• [SHORT PROBLEM]
Skip every picture and transcribe the remaining material exactly.

• [DATA BLOCK]
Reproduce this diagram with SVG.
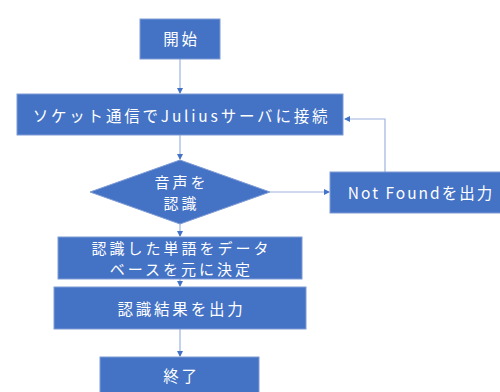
<svg xmlns="http://www.w3.org/2000/svg" width="500" height="392" viewBox="0 0 500 392">
<defs>
<style>
.n{fill:#4472C4;stroke:#7F9BD6;stroke-width:1}
.t{fill:#FFFFFF;font-family:"Noto Sans CJK JP","Noto Sans",sans-serif;font-size:15.5px;text-anchor:middle;dominant-baseline:central;letter-spacing:2.8px}
.s{font-size:15px;letter-spacing:3px}
.c{fill:none;stroke:#9DB4E2;stroke-width:1.2}
</style>
<marker id="a" markerWidth="6" markerHeight="6" refX="5" refY="3" orient="auto" markerUnits="userSpaceOnUse">
<path d="M0,0 L6,3 L0,6 Z" fill="#4472C4"/>
</marker>
</defs>
<rect width="500" height="392" fill="#FFFFFF"/>
<g id="connectors">
<line class="c" x1="180" y1="59" x2="180" y2="93" marker-end="url(#a)"/>
<line class="c" x1="180" y1="135" x2="180" y2="159" marker-end="url(#a)"/>
<line class="c" x1="270" y1="192" x2="329" y2="192" marker-end="url(#a)"/>
<polyline class="c" points="385,172 385,119 345,119" marker-end="url(#a)"/>
<line class="c" x1="180" y1="224" x2="180" y2="236" marker-end="url(#a)"/>
<line class="c" x1="180" y1="279" x2="180" y2="286" marker-end="url(#a)"/>
<line class="c" x1="180" y1="329" x2="180" y2="356" marker-end="url(#a)"/>
</g>
<g id="start">
<rect class="n" x="140" y="19" width="80" height="40"/>
<text class="t" x="181.5" y="38">開始</text>
</g>
<g id="connect">
<rect class="n" x="17" y="94" width="326" height="41"/>
<text class="t" x="181.5" y="115">ソケット通信でJuliusサーバに接続</text>
</g>
<g id="recognize">
<polygon class="n" points="180,160 270,192 180,224 90,192"/>
<text class="t s" x="181.5" y="181.5">音声を</text>
<text class="t s" x="181.5" y="202.5">認識</text>
</g>
<g id="notfound">
<rect class="n" x="330" y="172" width="175" height="41"/>
<text class="t" x="421" y="192" style="letter-spacing:2px">Not Foundを出力</text>
</g>
<g id="decide">
<rect class="n" x="58" y="237" width="244" height="42"/>
<text class="t s" x="181.5" y="247">認識した単語をデータ</text>
<text class="t s" x="181.5" y="268">ベースを元に決定</text>
</g>
<g id="output">
<rect class="n" x="54" y="287" width="252" height="42"/>
<text class="t" x="181.5" y="308">認識結果を出力</text>
</g>
<g id="end">
<rect class="n" x="100" y="357" width="159" height="40"/>
<text class="t" x="181.5" y="375">終了</text>
</g>
</svg>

• [COMPLETED EXERCISE]
Reproduce this diagram with SVG.
<svg xmlns="http://www.w3.org/2000/svg" width="500" height="392" viewBox="0 0 500 392">
<defs>
<style>
.n{fill:#4472C4;stroke:#7F9BD6;stroke-width:1}
.t{fill:#FFFFFF;font-family:"Noto Sans CJK JP","Noto Sans",sans-serif;font-size:15.5px;text-anchor:middle;dominant-baseline:central;letter-spacing:2.8px}
.s{font-size:15px;letter-spacing:3px}
.c{fill:none;stroke:#9DB4E2;stroke-width:1.2}
</style>
<marker id="a" markerWidth="6" markerHeight="6" refX="5" refY="3" orient="auto" markerUnits="userSpaceOnUse">
<path d="M0,0 L6,3 L0,6 Z" fill="#4472C4"/>
</marker>
</defs>
<rect width="500" height="392" fill="#FFFFFF"/>
<g id="connectors">
<line class="c" x1="180" y1="59" x2="180" y2="93" marker-end="url(#a)"/>
<line class="c" x1="180" y1="135" x2="180" y2="159" marker-end="url(#a)"/>
<line class="c" x1="270" y1="192" x2="329" y2="192" marker-end="url(#a)"/>
<polyline class="c" points="385,172 385,119 345,119" marker-end="url(#a)"/>
<line class="c" x1="180" y1="224" x2="180" y2="236" marker-end="url(#a)"/>
<line class="c" x1="180" y1="279" x2="180" y2="286" marker-end="url(#a)"/>
<line class="c" x1="180" y1="329" x2="180" y2="356" marker-end="url(#a)"/>
</g>
<g id="start">
<rect class="n" x="140" y="19" width="80" height="40"/>
<text class="t" x="181.5" y="38">開始</text>
</g>
<g id="connect">
<rect class="n" x="17" y="94" width="326" height="41"/>
<text class="t" x="181.5" y="115">ソケット通信でJuliusサーバに接続</text>
</g>
<g id="recognize">
<polygon class="n" points="180,160 270,192 180,224 90,192"/>
<text class="t s" x="181.5" y="181.5">音声を</text>
<text class="t s" x="181.5" y="202.5">認識</text>
</g>
<g id="notfound">
<rect class="n" x="330" y="172" width="175" height="41"/>
<text class="t" x="421" y="192" style="letter-spacing:2px">Not Foundを出力</text>
</g>
<g id="decide">
<rect class="n" x="58" y="237" width="244" height="42"/>
<text class="t s" x="181.5" y="247">認識した単語をデータ</text>
<text class="t s" x="181.5" y="268">ベースを元に決定</text>
</g>
<g id="output">
<rect class="n" x="54" y="287" width="252" height="42"/>
<text class="t" x="181.5" y="308">認識結果を出力</text>
</g>
<g id="end">
<rect class="n" x="100" y="357" width="159" height="40"/>
<text class="t" x="181.5" y="375">終了</text>
</g>
</svg>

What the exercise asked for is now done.